I went out for a walk late in the evening, around one of the many ponds in my locality. It was dark and I kept looking over my shoulder, thinking to myself how unfortunate it is that I cannot even take a simple walk by myself without being scared of predators.
Just as I was about to turn back again, I saw a man on a bike speeding towards me. Before I could reach for my pepper spray, he grabbed me and sped away. I stood there, numb and speechless, not knowing what to do.
It would be easy for people to quickly point out how I should have fought back, but it is not as easy as you think. A woman in the same position as I was would know what I mean.
That day, I realised that there is very little ‘women empowerment’ in the real sense of the term, in our society. I was angry because from the next day, I would have to take a different route for a walk.
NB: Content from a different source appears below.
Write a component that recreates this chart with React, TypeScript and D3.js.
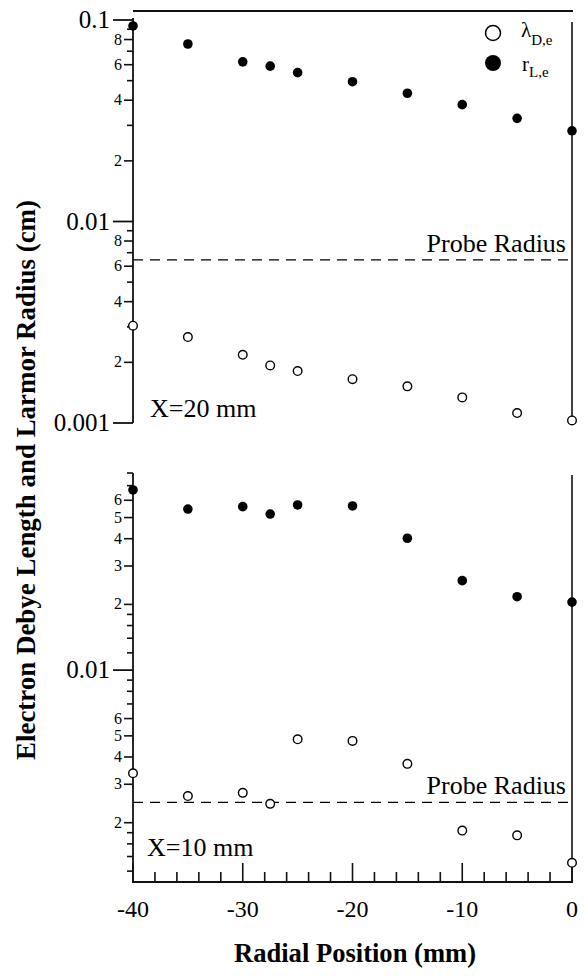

Or maybe I would not have the courage to go out by myself at all.
If there is one thing, among several others, that would make me feel empowered, I would want to go out on a walk by myself alone at night, without having to carry a pepper spray or look over my shoulder every few seconds.
For this article, I decided to ask some women from around India — all of them in their 20s — what change in society or our mindset would be a real step towards women empowerment for them.
“There is still a disparity in something as basic as access to education in a developing country like ours.” says Kajari Saha. “It is important to build a stronger social safety net for women in general, making travel safer for them — might improve their access to a lot of different occupations that men usually have better access to.”
“In terms of bringing about a change in the societal mindset, we need to do away with victim-blaming,” she adds.
Indeed, women are often subjected to harassment by society, and worse, at police stations when they are a victim of a crime like sexual assault.
“People just need to stop blaming the victim,” says Aishwarya. “This mindset prevents women from coming forward with their issues, and they might even feel the need to avoid going to a certain place altogether — for example, their place of education or workplace or a relative’s house.
“Women should be seen as people with both abilities and flaws. The trend that we see in society now is that a woman is either elevated to Goddess-like stature or is completely banished if not conforming to the set rules. It would be great if people let women just be,” says Shraddha.
Echoing Shraddha’s thoughts, Sayantani says: “I feel true change will come only after men learn to respect women as an equal entity at every step of their lives, not simply celebrating them for one day in a year or glorifying them through the ideas of mythological goddesses. It starts with small steps — be it refraining from using misogynistic slangs to vent your frustration or not shaming a survivor of sexual assault for her attire. There are fault lines in the male perception of women in our society, and until those gaps are addressed and healed, it’s futile to revel over ‘free drinks for ladies’ at a bar on Women’s Day.”
An avid reader, Ahana Bose from Kolkata recalls reading one of the greatest classics ever written.
“Louisa May Alcott’s novel ‘Little Women’ shows how marriage is often considered as a financial option,” she says. “If I talk about real change, I want change in the mindset that women should be married off if she is not doing well. There are many women doing well in their life but I want society to give a chance to those who are yet to do well — let them take their time please?”
“The fact that men think they are entitled to allow us to do something. Equality means that neither side should have to ask for permission,” says Aditi Chatterjee.
If you talk to dozens of other women, you will find various other issues plaguing society and in turn causing immense distress to women. Despite women putting up a fight for years, the world still reeks of patriarchy, misogyny and injustice of all kinds.
If you want to celebrate Women’s Day, take a step towards creating a change, and even more importantly, being the change.